Poeta e Poetisa
Jornal O Estado do Maranhão
Dizem ser de Cecília Meireles a afirmação de que poetisa é qualquer mulher que faz versos e poeta uma autora de boa poesia. Portanto, para não se fazer confusão entre a má e a boa versejadora, não seria, nesta última hipótese, “poetisa” o feminino, de poeta, mas, sim, “a poeta”. Era desse jeito que ela, não sei se em consideração às suas muitas qualidades poéticas, gostava de ser chamada. Vem desse equívoco – pois mesmo as grandes poetisas o cometem nem que seja uma vez apenas na vida – a utilização estranha, pelo menos para mim, em círculos restritos, de poeta como substantivo comum de dois gêneros.
Existe claro preconceito feminista, com origem nos anos setenta, parece-me, nessa maneira de utilizar o simples feminino de uma palavra que, pela terminação em a, não ficaria de todo mal empregada se convencionássemos incluí-las entre as femininas. Alternativamente, quem sabe ela pudesse ser utilizada como sobrecomum. A ser assim, se assemelharia, quanto ao uso, à palavra criança, por exemplo: A criança (menino ou menina) viu a uva; mas a poeta (versejador ou versejadora) a comeu. Difícil seria usar “poeta macho” e “poeta fêmea”. Enfrentaríamos decerto a acusação de incentivo ao sexismo e à liberação dos mais baixos instintos animalescos no ser humano, pois essa forma, chamada epicena, é usada para animais.
A palavra poetisa foi dicionarizada pela primeira vez por Morais em 1813, no seu Dicionário da língua portuguesa. Os mais conhecidos dicionários da atualidade não abonam o emprego do comum de dois gêneros neste caso. Todos eles – o Dicionário Houaiss da língua portuguesa, o Novo Aurélio, o dicionário da língua portuguesa, o Michaelis, moderno dicionário da língua portuguesa e o Dicionário da língua portuguesa contemporânea, da Academia das Ciências de Lisboa – registram poeta e seu feminino poetisa e só. Em nenhuma de suas acepções se encontram referências a possível uso da palavra como comum de dois gêneros.
Celso Cunha e Lindley Cintra, na Nova gramática do português contemporâneo, ao analisar a flexão de gênero dos substantivos, observam que há vários masculinos terminados com a vogal a, característica, no entanto, da terminação do feminino. Entre eles, artista, camarada, colega, poeta, profeta. “Alguns apresentam uma forma própria para o feminino, como poeta (poetisa), e profeta (profetisa); a maioria, no entanto, distingue o gênero apenas pelo determinativo empregado: o compatriota, a compatriota; este jornalista, aquela jornalista; meu camarada, minha camarada”.

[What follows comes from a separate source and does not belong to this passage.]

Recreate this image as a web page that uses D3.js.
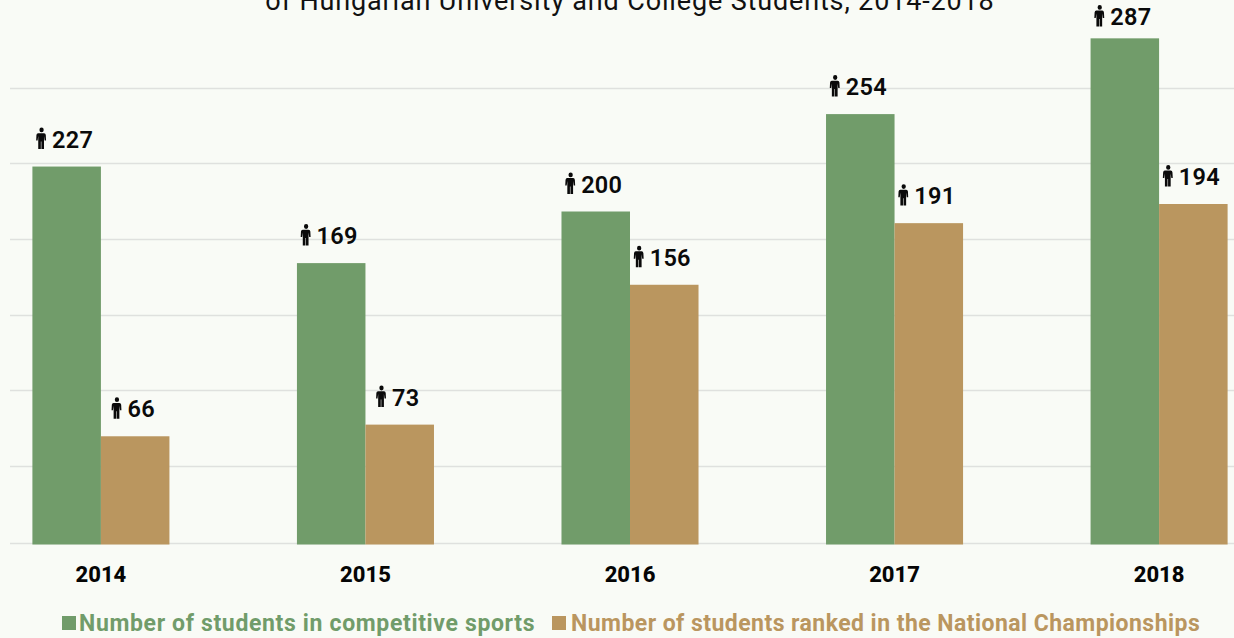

O Houaiss informa também, usando como fonte de datação o Índice do vocabulário do português medieval, de A. G. Cunha, que poeta, “escritor que compõe poesia”, teve seus primeiros registros em documentos, ainda no século XV. Ora, poetisa, “pessoa do sexo feminino que faz poesia”, é palavra tão boa quanto poeta, pois é da mesma época desta. Reparem o seguinte. Não há qualidade nenhuma, nessas definições, a distinguir o masculino do feminino. A referência é ao mesmo fazer poético, do homem e da mulher, sem nenhum juízo de valor nos dois casos. Não sei de onde saiu a idéia de os substantivos femininos terminados isa terem conotação negativa.
É certo que a língua, viva como é, muda o tempo todo e as palavras adquirem novos e, às vezes, inesperados significados e usos. Não fora assim, poderíamos ainda falar o latim ou o português quinhentista. Igualmente certo, porém, é que não se podem impor essas mudanças por decreto, modismos, idiossincrasias de grandes escritores ou, até, desconhecimento, pelo falante, das características básicas de sua própria língua.
Meu receio é de me criticarem por usar a bela e sonora palavra poetisa, cuja origem está no grego. Afinal, posso fazê-lo, pois não pretendemos ser a Atenas Brasileira?